La première ministre Wynne a déclaré qu'il serait « irresponsable » de spéculer sur le coût éventuel du système de plafonnement et d'échange de droits d'émission, particulièrement en raison du fait qu'il n'a pas encore été conçu. Un récent document d'information du gouvernement sur le système de plafonnement et d'échange de droits d'émission indique que le système se traduirait par un ajout de 2 à 3,5 sous au prix du litre d'essence. Le document d'information du gouvernement souligne aussi qu'en Colombie-Britannique, l'utilisation de combustibles fossiles a chuté de 17 % cinq après la mise en application d'une tarification du carbone (perçue par l'entremise d'une taxe sur chaque tonne de carbone émise), et que l'économie de la province avait surpassé celle d'autres provinces dans la foulée de cette mesure.

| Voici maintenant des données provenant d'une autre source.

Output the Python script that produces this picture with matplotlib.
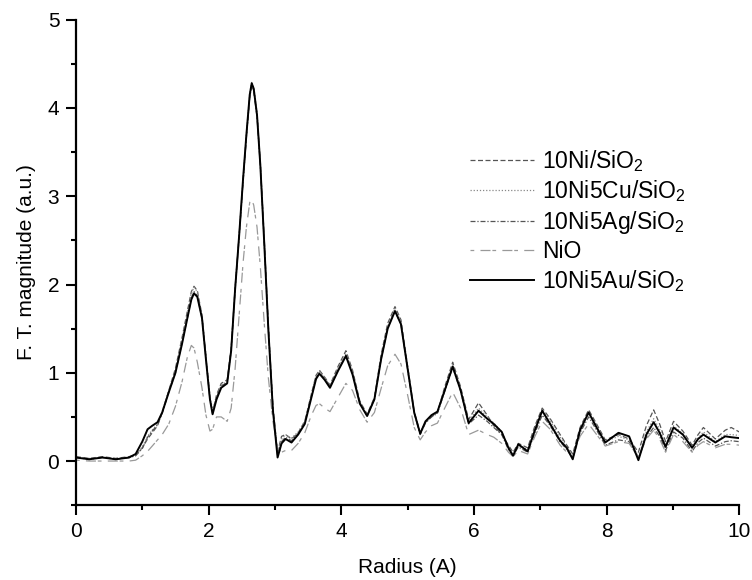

Le Québec a lancé son système de plafonnement et d'échange de droits d'émission en janvier  2013 et l'a associé au marché de la Californie l'année suivante. Dans le cadre du système québécois, le gouvernement délivre des permis aux entreprises qui émettent 25 000 tonnes ou plus de dioxyde de carbone. Ces permis précisent la quantité de carbone que l'entreprise est autorisée à émettre. Si une entreprise veut dépasser la limite permise, elle doit acheter des permis supplémentaires lors d'une vente aux enchères. Lors de la dernière vente aux enchères conjointe tenue par le Québec et la Californie, un permis autorisant l'émission d'une tonne de dioxyde de carbone coûtait en moyenne environ 15 dollars canadiens. En date de février 2015, le Québec avait réalisé des ventes aux enchères de crédits d'émission valant 190 millions de dollars.

Quand l'Ontario aura adopté son système de plafonnement et d'échange de droits d'émission, plus de 75 % des Canadiens vivront dans des provinces où l'on applique une forme quelconque de tarification du carbone. De plus, des climatologues ont affirmé qu'en se joignant au marché du carbone du Québec et de la Californie, l'Ontario facilitera la vie aux autres provinces qui voudraient lui emboîter le pas.

À l'heure actuelle, la Loi sur la protection de l’environnement de l'Ontario prévoit l'établissement d'« approches axées sur le marché, notamment l’échange de droits d’émission », au moyen d'une réglementation. 

Discussion

L'annonce du 13 avril 2015 constitue une importante étape de plus franchie par le gouvernement de l'Ontario en vue du déploiement de sa stratégie de réduction des émissions de GES (voir notre Actualité Osler du 21 février 2013 pour de plus amples renseignements).  Toutefois, on en sait encore peu sur le fonctionnement du système de plafonnement et d'échange de droits d'émission et, en particulier, sur l'approche voulant que des plafonds soient établis pour chaque secteur.   Le gouvernement de l'Ontario a insisté sur le fait qu'il aidera certains secteurs de manière à s'assurer que ce système ne les désavantagera pas sur le plan concurrentiel (au Québec, par exemple, des crédits d'émission gratuits ont été accordés à certaines industries).  Un des plus grands défis sera de s'assurer que l'attribution des permis entre les secteurs et au sein des secteurs est équitable et n'engendre pas de contraintes indues. Par exemple, a) comment seront traités les premiers utilisateurs de permis, et b) est-ce que les répercussions  économiques seront également réparties?  Il coûtera peut-être plus cher à certains secteurs et à certaines entreprises de réduire leurs émissions.  Ce problème sera probablement examiné de près par la communauté des affaires, à moins que les coûts finals soient peu prohibitifs.

Les coûts accrus auxquels feront face les entreprises seront probablement absorbés par les consommateurs au bout du compte.  Quoi qu'il en soit, le gouvernement de l'Ontario a clairement indiqué que la tarification du carbone arrive en Ontario et il a averti les entreprises qu'elles allaient devoir s'adapter à cette nouvelle réalité.  Tout comme dans le cas de n'importe quel marché créé par un gouvernement, des occasions de profiter du système s'offriront peut-être aux entreprises, particulièrement celles qui travailleront activement à réduire leurs émissions de GES et qui seront en mesure de vendre leurs crédits d'émission.  On s'attend à ce que les cabinets d'avocats soient sollicités pour aider l'industrie à présenter des mémoires dans le cadre du processus de consultation de l'Ontario, et à s'adapter au nouveau régime de plafonnement et d'échange de droits d'émission lorsqu'il sera dévoilé.  Alors que les entreprises attendent impatiemment de connaître les détails du système ontarien de plafonnement et d'échange de droits d'émission, elles doivent aussi commencer à se préparer à appliquer la « nouvelle normalité » de la tarification du carbone en Ontario.